_COLLECTED DATA_:
** Begin **

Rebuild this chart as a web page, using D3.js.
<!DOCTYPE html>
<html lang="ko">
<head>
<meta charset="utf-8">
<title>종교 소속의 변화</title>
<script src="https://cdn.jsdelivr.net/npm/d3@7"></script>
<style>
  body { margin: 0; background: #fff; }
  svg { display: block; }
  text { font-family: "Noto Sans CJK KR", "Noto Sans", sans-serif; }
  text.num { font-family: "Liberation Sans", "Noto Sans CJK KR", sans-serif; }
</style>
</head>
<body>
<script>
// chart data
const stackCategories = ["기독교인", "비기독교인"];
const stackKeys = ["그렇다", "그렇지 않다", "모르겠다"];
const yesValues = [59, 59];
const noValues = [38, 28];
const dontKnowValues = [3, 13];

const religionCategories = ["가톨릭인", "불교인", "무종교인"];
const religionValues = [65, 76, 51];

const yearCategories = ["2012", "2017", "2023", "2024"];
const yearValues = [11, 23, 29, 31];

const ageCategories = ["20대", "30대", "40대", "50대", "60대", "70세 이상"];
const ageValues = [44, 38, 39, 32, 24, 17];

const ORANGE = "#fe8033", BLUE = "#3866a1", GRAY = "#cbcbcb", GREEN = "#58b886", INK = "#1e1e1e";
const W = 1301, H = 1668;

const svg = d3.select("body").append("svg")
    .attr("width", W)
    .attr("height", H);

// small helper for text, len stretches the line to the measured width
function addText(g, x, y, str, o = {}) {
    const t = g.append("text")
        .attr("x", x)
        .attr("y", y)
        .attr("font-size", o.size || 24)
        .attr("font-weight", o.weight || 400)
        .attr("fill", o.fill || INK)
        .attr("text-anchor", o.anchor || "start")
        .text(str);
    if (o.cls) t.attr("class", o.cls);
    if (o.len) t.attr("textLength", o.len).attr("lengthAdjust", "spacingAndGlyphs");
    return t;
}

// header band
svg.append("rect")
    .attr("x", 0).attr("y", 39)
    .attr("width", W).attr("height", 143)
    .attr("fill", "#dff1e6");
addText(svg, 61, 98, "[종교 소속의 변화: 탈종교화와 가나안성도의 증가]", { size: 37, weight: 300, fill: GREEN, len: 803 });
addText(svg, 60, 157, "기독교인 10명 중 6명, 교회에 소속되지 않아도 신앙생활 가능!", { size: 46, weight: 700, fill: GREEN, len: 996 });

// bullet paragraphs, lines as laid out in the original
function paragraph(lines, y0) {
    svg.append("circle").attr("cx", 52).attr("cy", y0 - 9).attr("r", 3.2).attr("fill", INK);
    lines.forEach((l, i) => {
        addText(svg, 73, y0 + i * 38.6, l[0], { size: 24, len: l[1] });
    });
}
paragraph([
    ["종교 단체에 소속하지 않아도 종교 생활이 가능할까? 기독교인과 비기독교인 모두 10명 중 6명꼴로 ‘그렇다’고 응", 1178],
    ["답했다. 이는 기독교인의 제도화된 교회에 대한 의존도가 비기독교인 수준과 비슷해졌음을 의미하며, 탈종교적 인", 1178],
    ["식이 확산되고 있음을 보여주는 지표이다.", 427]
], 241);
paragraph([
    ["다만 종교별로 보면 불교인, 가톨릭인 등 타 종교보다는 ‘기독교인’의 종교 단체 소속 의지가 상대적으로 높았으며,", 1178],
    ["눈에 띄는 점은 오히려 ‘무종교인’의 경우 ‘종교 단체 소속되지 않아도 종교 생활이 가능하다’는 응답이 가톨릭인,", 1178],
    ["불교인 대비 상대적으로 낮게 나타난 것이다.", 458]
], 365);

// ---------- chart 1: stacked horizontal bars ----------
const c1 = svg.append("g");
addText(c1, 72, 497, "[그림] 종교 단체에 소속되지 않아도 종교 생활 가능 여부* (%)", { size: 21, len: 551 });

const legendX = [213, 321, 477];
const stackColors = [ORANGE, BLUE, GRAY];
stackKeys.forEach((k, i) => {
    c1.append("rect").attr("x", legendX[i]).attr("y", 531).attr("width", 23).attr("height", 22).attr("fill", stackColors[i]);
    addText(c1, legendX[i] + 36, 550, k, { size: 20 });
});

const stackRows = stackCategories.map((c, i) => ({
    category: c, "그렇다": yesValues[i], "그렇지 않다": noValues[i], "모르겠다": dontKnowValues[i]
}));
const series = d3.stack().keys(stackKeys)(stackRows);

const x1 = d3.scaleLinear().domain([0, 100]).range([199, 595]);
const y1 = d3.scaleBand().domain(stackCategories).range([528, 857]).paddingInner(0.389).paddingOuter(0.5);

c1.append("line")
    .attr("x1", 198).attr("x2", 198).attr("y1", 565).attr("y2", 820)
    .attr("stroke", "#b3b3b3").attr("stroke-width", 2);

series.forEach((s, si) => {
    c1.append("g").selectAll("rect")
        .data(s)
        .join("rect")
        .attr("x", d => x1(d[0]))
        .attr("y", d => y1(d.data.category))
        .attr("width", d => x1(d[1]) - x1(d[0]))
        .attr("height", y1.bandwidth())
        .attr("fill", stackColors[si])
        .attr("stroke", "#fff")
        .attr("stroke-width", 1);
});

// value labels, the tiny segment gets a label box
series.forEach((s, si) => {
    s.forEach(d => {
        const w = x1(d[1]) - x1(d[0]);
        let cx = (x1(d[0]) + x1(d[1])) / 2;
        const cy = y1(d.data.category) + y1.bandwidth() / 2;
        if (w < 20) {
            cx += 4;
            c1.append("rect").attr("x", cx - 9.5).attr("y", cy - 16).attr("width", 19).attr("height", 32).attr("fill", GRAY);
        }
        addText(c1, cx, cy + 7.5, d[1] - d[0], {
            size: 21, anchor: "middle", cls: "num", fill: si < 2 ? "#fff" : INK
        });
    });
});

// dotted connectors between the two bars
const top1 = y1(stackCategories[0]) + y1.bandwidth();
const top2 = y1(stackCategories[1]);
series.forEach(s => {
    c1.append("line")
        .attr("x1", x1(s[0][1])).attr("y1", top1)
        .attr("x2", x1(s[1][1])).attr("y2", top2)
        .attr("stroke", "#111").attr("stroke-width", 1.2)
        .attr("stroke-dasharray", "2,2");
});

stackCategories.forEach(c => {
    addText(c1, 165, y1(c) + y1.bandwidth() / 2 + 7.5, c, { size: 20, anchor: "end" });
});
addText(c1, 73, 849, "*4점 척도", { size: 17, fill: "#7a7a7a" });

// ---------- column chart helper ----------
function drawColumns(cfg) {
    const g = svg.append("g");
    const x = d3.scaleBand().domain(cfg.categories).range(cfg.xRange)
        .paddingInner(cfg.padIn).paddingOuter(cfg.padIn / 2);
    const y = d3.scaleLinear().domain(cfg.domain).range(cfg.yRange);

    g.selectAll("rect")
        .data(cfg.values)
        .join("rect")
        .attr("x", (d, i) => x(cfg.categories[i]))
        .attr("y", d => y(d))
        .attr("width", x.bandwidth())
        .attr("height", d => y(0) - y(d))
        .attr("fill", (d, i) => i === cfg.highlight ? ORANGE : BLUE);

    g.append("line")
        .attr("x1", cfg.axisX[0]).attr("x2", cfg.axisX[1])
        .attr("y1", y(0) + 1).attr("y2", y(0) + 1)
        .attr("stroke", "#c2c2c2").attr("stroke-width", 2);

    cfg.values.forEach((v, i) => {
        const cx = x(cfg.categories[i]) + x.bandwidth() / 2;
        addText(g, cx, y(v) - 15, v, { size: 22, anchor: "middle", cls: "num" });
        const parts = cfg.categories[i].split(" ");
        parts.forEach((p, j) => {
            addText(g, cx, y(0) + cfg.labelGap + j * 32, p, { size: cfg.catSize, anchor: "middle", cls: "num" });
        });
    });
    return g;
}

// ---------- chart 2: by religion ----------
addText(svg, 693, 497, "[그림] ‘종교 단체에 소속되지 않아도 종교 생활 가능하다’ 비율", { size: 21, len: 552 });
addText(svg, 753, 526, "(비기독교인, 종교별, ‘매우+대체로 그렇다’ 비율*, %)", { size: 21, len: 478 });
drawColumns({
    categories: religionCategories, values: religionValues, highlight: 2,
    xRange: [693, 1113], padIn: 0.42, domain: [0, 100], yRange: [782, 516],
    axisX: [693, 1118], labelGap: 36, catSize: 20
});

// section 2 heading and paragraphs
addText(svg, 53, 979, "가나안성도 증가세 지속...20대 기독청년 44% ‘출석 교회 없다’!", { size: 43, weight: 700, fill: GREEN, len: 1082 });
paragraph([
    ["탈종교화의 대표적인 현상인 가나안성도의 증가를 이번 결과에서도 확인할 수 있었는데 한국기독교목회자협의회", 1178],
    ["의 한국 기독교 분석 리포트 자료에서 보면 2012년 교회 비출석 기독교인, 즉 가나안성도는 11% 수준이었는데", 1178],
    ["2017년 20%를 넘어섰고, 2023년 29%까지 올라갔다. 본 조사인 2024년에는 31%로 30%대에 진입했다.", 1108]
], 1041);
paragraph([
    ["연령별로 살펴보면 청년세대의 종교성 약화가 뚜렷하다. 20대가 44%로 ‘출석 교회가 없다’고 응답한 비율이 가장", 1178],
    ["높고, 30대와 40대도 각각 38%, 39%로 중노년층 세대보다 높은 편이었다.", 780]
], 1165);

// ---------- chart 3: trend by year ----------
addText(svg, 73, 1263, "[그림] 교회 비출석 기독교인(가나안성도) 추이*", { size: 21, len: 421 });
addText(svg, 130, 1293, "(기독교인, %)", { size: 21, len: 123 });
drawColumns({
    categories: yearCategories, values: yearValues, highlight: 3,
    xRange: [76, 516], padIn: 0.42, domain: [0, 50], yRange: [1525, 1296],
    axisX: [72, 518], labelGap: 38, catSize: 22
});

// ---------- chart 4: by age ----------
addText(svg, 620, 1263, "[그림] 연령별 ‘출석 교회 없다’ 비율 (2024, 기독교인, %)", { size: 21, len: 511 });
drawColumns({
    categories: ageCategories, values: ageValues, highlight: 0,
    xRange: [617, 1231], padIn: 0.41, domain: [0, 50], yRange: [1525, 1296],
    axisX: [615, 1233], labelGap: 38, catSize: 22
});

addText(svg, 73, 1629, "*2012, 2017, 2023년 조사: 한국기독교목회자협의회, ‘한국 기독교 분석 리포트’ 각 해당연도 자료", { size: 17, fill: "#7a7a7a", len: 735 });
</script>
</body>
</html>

** End **

_PROBLEM STATEMENT_: Your output must be the lines of the material above, from the first through the line that contains "6명, 교회에 소속되지", copied exactly. Include both endpoints and nothing else.

_RESULT BELOW_:
Rebuild this chart as a web page, using D3.js.
<!DOCTYPE html>
<html lang="ko">
<head>
<meta charset="utf-8">
<title>종교 소속의 변화</title>
<script src="https://cdn.jsdelivr.net/npm/d3@7"></script>
<style>
  body { margin: 0; background: #fff; }
  svg { display: block; }
  text { font-family: "Noto Sans CJK KR", "Noto Sans", sans-serif; }
  text.num { font-family: "Liberation Sans", "Noto Sans CJK KR", sans-serif; }
</style>
</head>
<body>
<script>
// chart data
const stackCategories = ["기독교인", "비기독교인"];
const stackKeys = ["그렇다", "그렇지 않다", "모르겠다"];
const yesValues = [59, 59];
const noValues = [38, 28];
const dontKnowValues = [3, 13];

const religionCategories = ["가톨릭인", "불교인", "무종교인"];
const religionValues = [65, 76, 51];

const yearCategories = ["2012", "2017", "2023", "2024"];
const yearValues = [11, 23, 29, 31];

const ageCategories = ["20대", "30대", "40대", "50대", "60대", "70세 이상"];
const ageValues = [44, 38, 39, 32, 24, 17];

const ORANGE = "#fe8033", BLUE = "#3866a1", GRAY = "#cbcbcb", GREEN = "#58b886", INK = "#1e1e1e";
const W = 1301, H = 1668;

const svg = d3.select("body").append("svg")
    .attr("width", W)
    .attr("height", H);

// small helper for text, len stretches the line to the measured width
function addText(g, x, y, str, o = {}) {
    const t = g.append("text")
        .attr("x", x)
        .attr("y", y)
        .attr("font-size", o.size || 24)
        .attr("font-weight", o.weight || 400)
        .attr("fill", o.fill || INK)
        .attr("text-anchor", o.anchor || "start")
        .text(str);
    if (o.cls) t.attr("class", o.cls);
    if (o.len) t.attr("textLength", o.len).attr("lengthAdjust", "spacingAndGlyphs");
    return t;
}

// header band
svg.append("rect")
    .attr("x", 0).attr("y", 39)
    .attr("width", W).attr("height", 143)
    .attr("fill", "#dff1e6");
addText(svg, 61, 98, "[종교 소속의 변화: 탈종교화와 가나안성도의 증가]", { size: 37, weight: 300, fill: GREEN, len: 803 });
addText(svg, 60, 157, "기독교인 10명 중 6명, 교회에 소속되지 않아도 신앙생활 가능!", { size: 46, weight: 700, fill: GREEN, len: 996 });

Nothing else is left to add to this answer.